Friday, January 27, 2012

Hiking in Oman

 We took a scenic trek through 3 villages that cling to the mountainside on Jebel Akhtar.  6-year-old Meme and 3-year-old Majd trudged along with the rest of us without ever fussing--they're nimble hikers!

 Older buildings are of clayish brick chinked with mud.  They appear ancient but so would any building built of clay and mud--I don't think they are particularly old.


Lovely mosque in second village.

A sample of the hundreds of stairs along the trail.


 Villagers have terraced plots of land out of the mountainside for their many fruit trees and vegetables.  This hillside will be lush and beautiful come spring!


 Terraces.


 Irrigation ditches thread their way between the plots.


When we reached the top of the trail an Omani fellow kindly called up his brother to drive us back to our car.  15 minutes later he was inviting us to his home for tea.  We had to decline, but he promised to visit the Palmers when he comes to UAE.


On the way home we stopped at these Beehive tombs which are thousands of years old.  No one is sure who built them.   Sorry I don't have a better photo of the setting because it is absolutely stunning--sheer towering mountains on several sides, a rocky wide wadi on another.

Fantastic Oman

We spent 3 days camping/hiking/sightseeing through spectacular Oman (we being the Palmers, Carolyn and me).   The dramatic landscape looks much like the American Southwest--a mixture of southern Utah, California, Nevada, and Arizona.  Rocks everywhere.

First stop was to attend church in the branch in Muscat, after which we headed down the coast to find a place for the night.  Our free campsite was situated above a lovely little cove on the Indian Ocean.


Sunrise from our tent.

Majd showing off her breakfast cookies.

A pretty beach.

Right out of National Geographic . . .

We hiked up this wadi and found a beautiful warm pool for swimming.

Omani boys are eager for chewing gum, but not chocolate.

Second night's campsite high on Jebel Akhdar.  It was so cold and windy that we all huddled in the same tent for warmth.   The wind raged all night long.

Next morning we awoke to this stunning sight:

Next post will cover the hike we took in this area.

Thursday, January 19, 2012

In Sharjah, UAE

 At the local park

I've been in Sharjah an entire week and am finally getting around to posting a little about what we've been doing.  Much of my activities revolve around the adorable grand-girls, Meme and Majd.  I have walked them to school, picked them up from school, played with them at home and on the playground, watched their ballet classes, read them stories, told made-up stories and stories about their mama's childhood, put them to bed, and watched a nature documentary with them.  We've had a wonderful time and by the day I leave I will have fit in about a year of grannying in just a few weeks.

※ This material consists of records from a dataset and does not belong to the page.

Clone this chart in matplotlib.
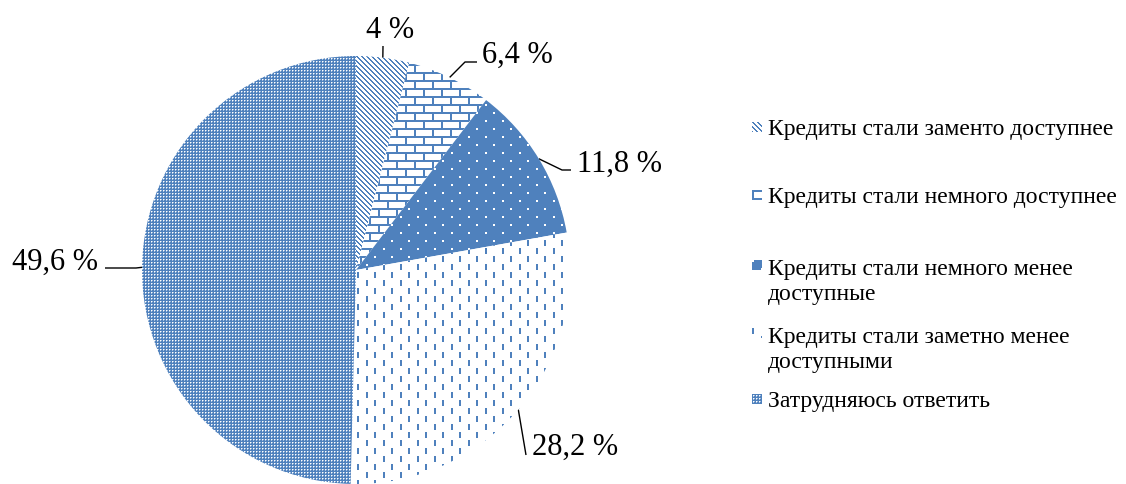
import numpy as np
import matplotlib
matplotlib.use('Agg')
import matplotlib.pyplot as plt

plt.rcParams['font.family'] = ['Liberation Serif', 'DejaVu Serif']

# data
labels = ['Кредиты стали заменто доступнее',
          'Кредиты стали немного доступнее',
          'Кредиты стали немного менее\nдоступные',
          'Кредиты стали заметно менее\nдоступными',
          'Затрудняюсь ответить']
shares = [4.0, 6.4, 11.8, 28.2, 49.6]
share_text = ['4 %', '6,4 %', '11,8 %', '28,2 %', '49,6 %']

W, H = 1126, 484
BLUE = np.array([79, 129, 189], dtype=float)
WHITE = np.array([255, 255, 255], dtype=float)

# layout (pixels, y from top)
pie_center = (356, 270)
pie_radius = 214
label_pos = [(366, 38), (482, 63), (577, 172), (532, 455), (12, 270)]
leader_tail = [[(383, 46)],
               [(465, 62), (477, 62)],
               [(562, 170), (571, 170)],
               [(526, 455)],
               [(136, 268), (105, 268)]]
legend_x = 768
legend_first = [135, 203, 273, 341, 407]   # baseline of first line
legend_step = 27                           # line pitch inside an entry


###########################
## textures (Office-like) ##
###########################

def texture(k, h, w):
    r, c = np.mgrid[0:h, 0:w]
    light = np.zeros((h, w))           # 0 = blue, 1 = white
    if k == 0:    # diagonal stripes
        light[((c - r) % 5) >= 2] = 1
    elif k == 1:  # bricks
        row = r // 8
        cc = (c + (row % 2) * 9) % 18
        light[~(((r % 8) < 2) | (cc < 2))] = 1
    elif k == 2:  # blue with white dots
        dots = (((r % 16) < 2) & ((c % 17) < 2)) | ((((r + 8) % 16) < 2) & (((c + 8) % 17) < 2))
        light[dots] = 1
    elif k == 3:  # white with vertical dashes
        dash = (((c % 17) < 2) & ((r % 16) < 6)) | ((((c + 8) % 17) < 2) & (((r + 8) % 16) < 6))
        light[~dash] = 1
    else:         # blue with fine white grid
        light[((r % 3) == 1) & ((c % 3) == 1)] = 1
        light[((r % 3) == 1) & ((c % 3) == 2)] = 0.5
        light[((r % 3) == 2) & ((c % 3) == 1)] = 0.5
    img = BLUE + (WHITE - BLUE) * light[..., None]
    return img.round().astype(np.uint8)


fig = plt.figure(figsize=(W / 100, H / 100), dpi=100)
ax = fig.add_axes([0, 0, 1, 1])

cx, cy = pie_center[0], H - pie_center[1]
wedges, _ = ax.pie(shares, startangle=90, counterclock=False,
                   center=(cx, cy), radius=pie_radius, frame=True,
                   wedgeprops=dict(facecolor='none', edgecolor='none', linewidth=0))
ax.set_xlim(0, W)
ax.set_ylim(0, H)
ax.set_aspect('auto')
ax.axis('off')

for k, w in enumerate(wedges):
    im = fig.figimage(texture(k, H, W), xo=0, yo=0, origin='upper', zorder=1)
    im.set_clip_path(w)

    # leader line from the middle of the arc
    mid = np.deg2rad((w.theta1 + w.theta2) / 2)
    x0 = w.center[0] + w.r * np.cos(mid)
    y0 = w.center[1] + w.r * np.sin(mid)
    xs = [x0] + [p[0] for p in leader_tail[k]]
    ys = [y0] + [H - p[1] for p in leader_tail[k]]
    ax.plot(xs, ys, color='black', lw=1.0, solid_capstyle='butt', zorder=3)

    lx, ly = label_pos[k]
    ax.text(lx, H - ly, share_text[k], fontsize=22, ha='left', va='baseline', zorder=4)

# legend
for k, lab in enumerate(labels):
    base = legend_first[k]
    fig.figimage(texture(k, 10, 10), xo=752, yo=H - base + 3, origin='upper', zorder=2)
    n_extra = lab.count('\n')
    ax.text(legend_x, H - base - legend_step * n_extra, lab, fontsize=17,
            ha='left', va='baseline', linespacing=1.25)

plt.savefig('out.png', dpi=100, facecolor='white')
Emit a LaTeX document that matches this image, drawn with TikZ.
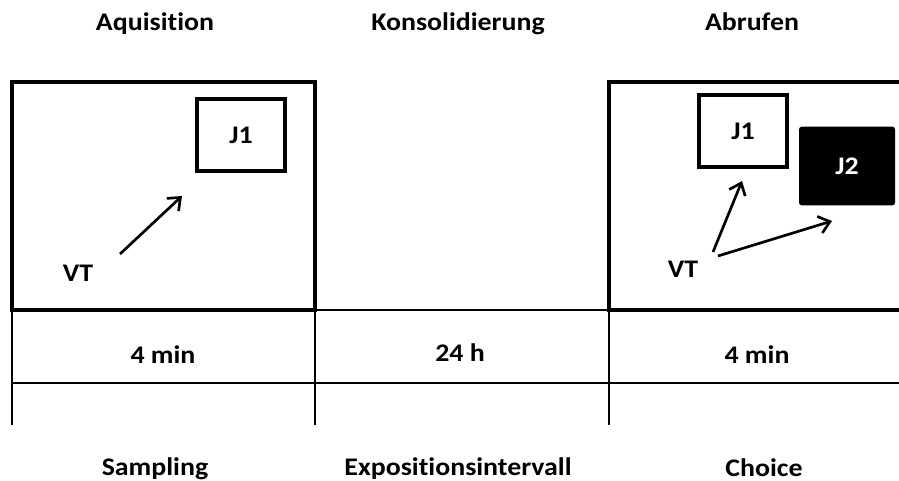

Yesterday we played on the beach at the Arabian Gulf.  One day we went to Dubai Mall to look at the aquarium, watch the water show, and eat at what must be the world's most extensive food court (I had Indian kabobs served with 3 varieties of rice).  We have been to the fantastic Islamic Museum and the rustic old souk.
Meme window shopping at the candy store at Dubai Mall
Outside the Burj Khalifa, world's tallest building (not in photo)

The Arabian Gulf

Without the grand-girls Carolyn, Bridget and I went to the Al Noor Mosque in downtown Sharjah.  I have been to mosques in other Muslim countries, and in beautiful downtown Beaverton.  This one was a unique experience as it involved a one-hour class about Islam.  The woman who presented it spoke excellent English and obviously loved her religion and wanted us to appreciate it too, and we do.

We were required to wear a hijab and abaya, as seen below.
Here is the presentation.  At this point they were explaining the various types of clothing worn by Muslims.
Some Muslim women wear this extra piece on their faces--I've seen them in the souks but couldn't figure out what it was without staring at the women.  It protects their nose and cheeks from sunburn.
That's me on the left trying out the more conservative form of dress.  I was instantly overheated.